A história escrita pela colombianinha mistura eventos reais de seu passado e suas vontades para o futuro, como uma viagem de férias da família para o Rio de Janeiro, as conversas por Skype com os parentes que ainda vivem na Colômbia e a vontade de se formar em medicina para ajudar os outros.

Cristiano lembra que, durante a oficina, ele se surpreendeu quando Valentina mencionou uma ambulância, que também foi incluída e desenhada no livro. Segundo ele, depois de ser libertado do cativeiro, ele, a mulher e as filhas escaparam da cidade em que viviam escondidos dentro de uma ambulância até o aeroporto, onde o governo lhes deu um documento que comprovava sua condição de refugiados em razão da guerra ao narcotráfico e fretou um avião para tirá-los do país. Quando chegaram ao Brasil, Valentina tinha apenas dois anos e sete meses.

Auxílio às famílias

Em entrevista, Marcelo Haydu, diretor-executivo do Instituto Adus, explicou que o projeto teve diversos objetivos, como trabalhar uma forma lúdica de fazer com que as crianças falassem, de forma indireta, sobre suas experiências pessoais e elaborassem seus desejos, medos e sonhos.

“Como o adulto lida com a situação do refúgio? A gente imagina que a forma como a criança lida é um pouco diferente”, explicou ele. “Ao propor o tema ‘sonhos’, pensamos que com certeza, de alguma forma, elas tratariam do tema de uma forma mais lúdica, mais suave, mais doce, esse era o nosso objetivo.
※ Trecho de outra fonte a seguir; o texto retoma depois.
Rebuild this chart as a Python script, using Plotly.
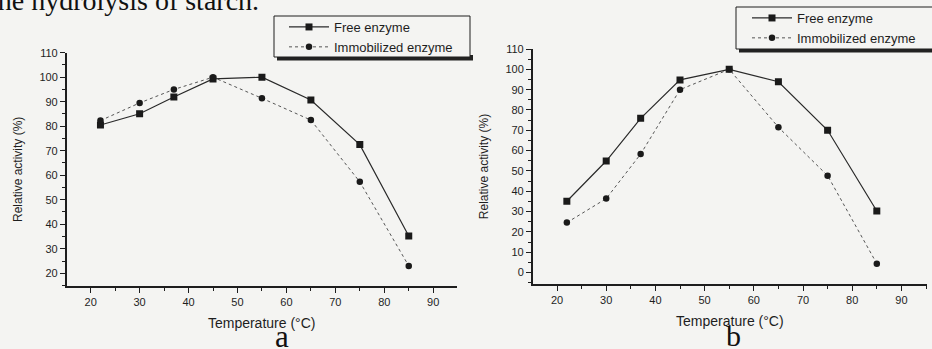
import plotly.graph_objects as go

# ---- data ----
temps = [22, 30, 37, 45, 55, 65, 75, 85]
free_a = [80.5, 85.1, 91.9, 99.3, 100.0, 90.7, 72.5, 35.2]
immob_a = [82.3, 89.5, 95.0, 100.0, 91.4, 82.5, 57.3, 23.0]
free_b = [35.1, 54.9, 75.9, 94.8, 100.0, 93.9, 70.0, 30.3]
immob_b = [24.6, 36.4, 58.3, 90.0, 100.0, 71.5, 47.7, 4.4]
series_names = ["Free enzyme", "Immobilized enzyme"]
panel_labels = ["a", "b"]

W, H = 932, 349
BG = "#f4f4f2"
INK = "#1e1e1e"
SANS = "Liberation Sans, Arial, sans-serif"
SERIF = "Liberation Serif, Times New Roman, serif"

fig = go.Figure()

def add_panel(xa, ya, free, immob, legend):
    fig.add_trace(go.Scatter(
        x=temps, y=free, name=series_names[0], mode="lines+markers",
        xaxis=xa, yaxis=ya, legend=legend,
        line=dict(color="#2a2a2a", width=1.2),
        marker=dict(symbol="square", size=7, color="#1a1a1a")))
    fig.add_trace(go.Scatter(
        x=temps, y=immob, name=series_names[1], mode="lines+markers",
        xaxis=xa, yaxis=ya, legend=legend,
        line=dict(color="#555555", width=1, dash="dot"),
        marker=dict(symbol="circle", size=6.5, color="#1a1a1a")))

add_panel("x", "y", free_a, immob_a, "legend")
add_panel("x2", "y2", free_b, immob_b, "legend2")

def xax(domain, anchor, rng):
    return dict(domain=domain, anchor=anchor, range=rng, showline=True,
                linecolor=INK, linewidth=1.5, showgrid=False, zeroline=False,
                ticks="outside", ticklen=5, tickwidth=1.2, tickcolor=INK,
                tick0=20, dtick=10,
                minor=dict(dtick=5, ticks="outside", ticklen=3, tickcolor=INK, tickwidth=1),
                tickfont=dict(family=SANS, size=11, color=INK),
                title=dict(text="Temperature (°C)", font=dict(family=SANS, size=14, color=INK),
                           standoff=11),
                automargin=False, fixedrange=True)

def yax(domain, anchor, rng, tick0):
    return dict(domain=domain, anchor=anchor, range=rng, showline=True,
                linecolor=INK, linewidth=1.5, showgrid=False, zeroline=False,
                ticks="outside", ticklen=5, tickwidth=1.2, tickcolor=INK,
                tick0=tick0, dtick=10,
                minor=dict(dtick=5, ticks="outside", ticklen=3, tickcolor=INK, tickwidth=1),
                tickfont=dict(family=SANS, size=11, color=INK),
                title=dict(text="Relative activity (%)", font=dict(family=SANS, size=12, color=INK),
                           standoff=14),
                automargin=False, fixedrange=True)

leg_common = dict(xanchor="left", yanchor="top", bgcolor="rgba(0,0,0,0)",
                  borderwidth=0, itemwidth=40,
                  font=dict(family=SANS, size=13, color=INK), tracegroupgap=0)

fig.update_layout(
    width=W, height=H,
    margin=dict(l=0, r=0, t=0, b=0),
    paper_bgcolor=BG, plot_bgcolor=BG,
    xaxis=xax([66.7 / W, 456.7 / W], "y", [15.1, 94.8]),
    yaxis=yax([1 - 286 / H, 1 - 52.7 / H], "x", [14.8, 110], 20),
    xaxis2=xax([532.7 / W, 927 / W], "y2", [15.06, 95.2]),
    yaxis2=yax([1 - 284 / H, 1 - 49 / H], "x2", [-5.6, 110], 0),
    legend=dict(x=284 / W, y=1 - 12 / H, **leg_common),
    legend2=dict(x=747 / W, y=1 - 3 / H, **leg_common),
    showlegend=True,
)

# legend frames with drop shadow
for (x0, x1, y0, y1) in [(274, 470, 16, 57), (736, 933, 7, 49)]:
    fig.add_shape(type="rect", xref="paper", yref="paper", layer="above",
                  x0=(x0 + 3) / W, x1=(x1 + 3) / W, y0=1 - (y1 + 3.5) / H, y1=1 - (y1 - 2) / H,
                  fillcolor="#222", line=dict(width=0))
    fig.add_shape(type="rect", xref="paper", yref="paper", layer="above",
                  x0=x0 / W, x1=x1 / W, y0=1 - y1 / H, y1=1 - y0 / H,
                  fillcolor=BG, line=dict(color=INK, width=1))

# panel labels
fig.add_annotation(text=panel_labels[0], x=282 / W, y=1 - 356 / H, xref="paper", yref="paper",
                   xanchor="center", yanchor="bottom",
                   showarrow=False, font=dict(family=SERIF, size=31, color="#111"))
fig.add_annotation(text=panel_labels[1], x=733 / W, y=1 - 354 / H, xref="paper", yref="paper",
                   xanchor="center", yanchor="bottom",
                   showarrow=False, font=dict(family=SERIF, size=30, color="#111"))

# running text of the page, cut at the top
fig.add_annotation(text="the hydrolysis of starch.", x=261 / W, y=1 - 0 / H,
                   xref="paper", yref="paper", xanchor="right", yanchor="middle",
                   showarrow=False, font=dict(family=SERIF, size=28, color="#111"))

fig.write_html("out.html", config={"displayModeBar": False},
               post_script="document.body.style.margin='0';")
“E saíram histórias muito bonitas e impactantes: vemos como uma criança de sete, oito ou nove anos sente e vivencia o fato de ter tido que imigrar de maneira forçada com os seus pais.”

Outro propósito foi desenvolver uma maneira de garantir às famílias que tiverem interesse uma renda extra, com a futura venda dos livros. Qualificar os refugiados vivendo em São Paulo e ajudá-los a se inserir no mercado de trabalho é o principal foco do Adus.

O status de refugiado garante a esses estrangeiros a permissão de trabalhar no Brasil, mas Cristiano Streeter, o pai de Valentina, e sua esposa Maria Clara, dizem que são exemplos de como é difícil começar do zero em um país novo, sem uma rede de apoio e contatos.

“Eu tenho diploma em comércio exterior, tinha uma empresa de exportação na Colômbia, e hoje trabalho como funileiro, como soldador. Imagina a mudança”, disse ele, ressaltando, porém, que é muito agradecido pela empresa que o contratou. “Estamos recomeçando do zero e pronto. Vamos a começar do zero sem nenhum problema.”

Sua mulher, graduada em administração, recentemente foi contratada para trabalhar no setor administrativo da mesma empresa. Cristiano, que só foi libertado pelas Farc depois de pagar uma enorme quantia em dinheiro, que nunca foi recuperada, também pretende fazer uma nova faculdade no Brasil, dessa vez de administração.

Atualmente, a família de quatro vive em uma quitinete no Brás, no Centro de São Paulo, e as duas filhas frequentam a rede pública de ensino.

Amor pelo Brasil

Além da gratidão pelos empregadores, o casal diz que foi muito bem acolhido em São Paulo e tem amigos brasileiros e refugiados de outros países da América Latina, da África e do Oriente Médio. Segundo ele, apesar das origens distintas, a condição de migrantes forçados os une em uma cidade que ele considera pluricultural e plurinacional.

A participação em projetos como o Adus, relata Cristiano, também ajuda na integração as filhas. “Me pareceu excelente, porque motiva e ajuda no crescimento [delas]”, explicou ele. “Ela começou a ler, agora já quer escrever, desenhar, fazer outras coisas. Foi um impacto grande, uma coisa única.”

Valentina agora se prepara para começar o segundo ano do ensino fundamental em fevereiro, quando completará seis anos, e a família planeja ficar no Brasil, já que não vê, por enquanto, a situação da violência na Colômbia melhorar.

“Somos colombianos de nascimento, mas brasileiros de coração. O país abriu as portas para nós. Não imaginávamos que teríamos tanta receptividade.”